Vesper Flights by Helen Macdonald

Vesper Flights by Helen Macdonald

Author:Helen Macdonald
Language: eng
Format: epub
Publisher: Grove Atlantic
Published: 2020-06-27T00:00:00+00:00


Since returning from the deer forest, my own subconscious mind is full of DVCs. I have tightened my hands on the wheel in anxious anticipation of disaster as I drive through rural woods. At night I’ve dreamed of roads, of mist, of slicks of oil printed with hoofmarks, windscreens crazed by impacts, herds of running deer. I mention this strange new preoccupation to a friend in an email. ‘Are you OK?’ they reply. ‘Is something bad happening in your life?’ I write back and say, ‘I’m fine; I think I want to write about deer collisions, is all.’ They have a suggestion: ‘Have you checked YouTube? You know there are actual supercuts?’ Of course there are. I don’t want to watch them, just as I don’t want to watch videos of other traumatic events that are clickable currency on the internet, things far worse than the accidental coincidence of a deer with an offside fender. But I sit down, find one of the videos and press play.
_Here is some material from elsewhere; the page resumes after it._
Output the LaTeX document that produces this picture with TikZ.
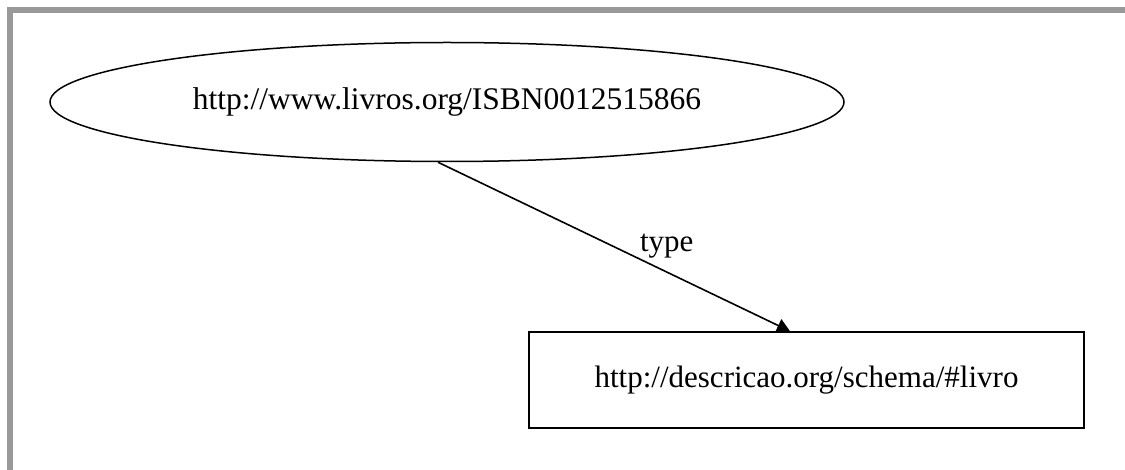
\documentclass[tikz,border=0pt]{standalone}
\usepackage{fontspec}
\setmainfont{Liberation Serif}
\usetikzlibrary{shapes.geometric,arrows.meta}

\definecolor{framegray}{RGB}{153,153,153}

\tikzset{
  resource/.style={ellipse, draw=black, line width=1.5pt, inner sep=0pt,
    minimum width=794pt, minimum height=119pt,
    font=\fontsize{31.5}{36}\selectfont},
  literalbox/.style={rectangle, draw=black, line width=1.6pt, inner sep=0pt,
    minimum width=555pt, minimum height=96pt,
    font=\fontsize{31}{36}\selectfont},
  relation/.style={draw=black, line width=1.6pt,
    -{Triangle[length=13pt,width=14pt]}},
  edgelabel/.style={font=\fontsize{31}{36}\selectfont, inner sep=0pt},
  frameline/.style={draw=framegray, line width=6pt}
}

\begin{document}
\begin{tikzpicture}[x=1pt, y=-1pt]
  \useasboundingbox (0,0) rectangle (1125,470);
  \fill[white] (0,0) rectangle (1125,470);

  % panel frame on the top and left sides
  \draw[frameline] (10,475) -- (10,10) -- (1130,10);

  \node[resource] (book) at (447,102) {http://www.livros.org/ISBN0012515866};
  \node[literalbox] (cls) at (806.5,380) {http://descricao.org/schema/\#livro};

  \draw[relation] ([xshift=-9pt]book.south) -- ([xshift=-16.5pt]cls.north)
    node[edgelabel, pos=0.65, yshift=26pt] {type};
\end{tikzpicture}
\end{document}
The video is made of dashcam footage from many different vehicles edited into a long montage of DVCs. The first thing it makes me think of is first-person shooter video gameplay, with deer bursting into view so unexpectedly they seem ghostly artefacts on the screen – until they hit metal. It happens again. Another hit. Another cut. Now dusk, the lights of a gas station, the murmur of talk radio. A roe deer colliding with the car, turning over and over in the air before it lands deadweight on the grassy verge. The car slows and halts. A woman gets out. She wears a blue fringed top and a woollen shrug pulled over her shoulders. She walks to where the deer lies, looks down, looks back at the driver, raises both hands, palms up, in a gesture of helplessness. The driver gets out, shoulders set, ignores the deer and leans down to examine the front of his car. Another vehicle, another overheard conversation, another collision, another dashcam dislodged from the dashboard to point upwards at stricken faces. I pause the video, get up, pace about the kitchen. I sit back down, watch some more, stop again. It’s getting harder to continue. Sometimes the deer leaps high over the hood of the car and escapes all harm; most often it does not, and it will fall lengthways onto the bonnet and slide down, or smash the windscreen, or spin balletically away in parabolae of antlers and flesh and bone. I see the puff of fur as a fender makes contact, hear the click of hooves hitting steel. What most surprises me as I watch this repeated, terrible carnage is how high the deer are thrown in the air. Ten, twelve, twenty feet, tumbling end over end, limp and pathetic. Towards the end of the video I start reading the comments beneath it. I expect them to be grim and they are. ‘Cool ragdoll physics,’ says one. Another suggests that deer have very low IQs. Another thinks deer are suicidal.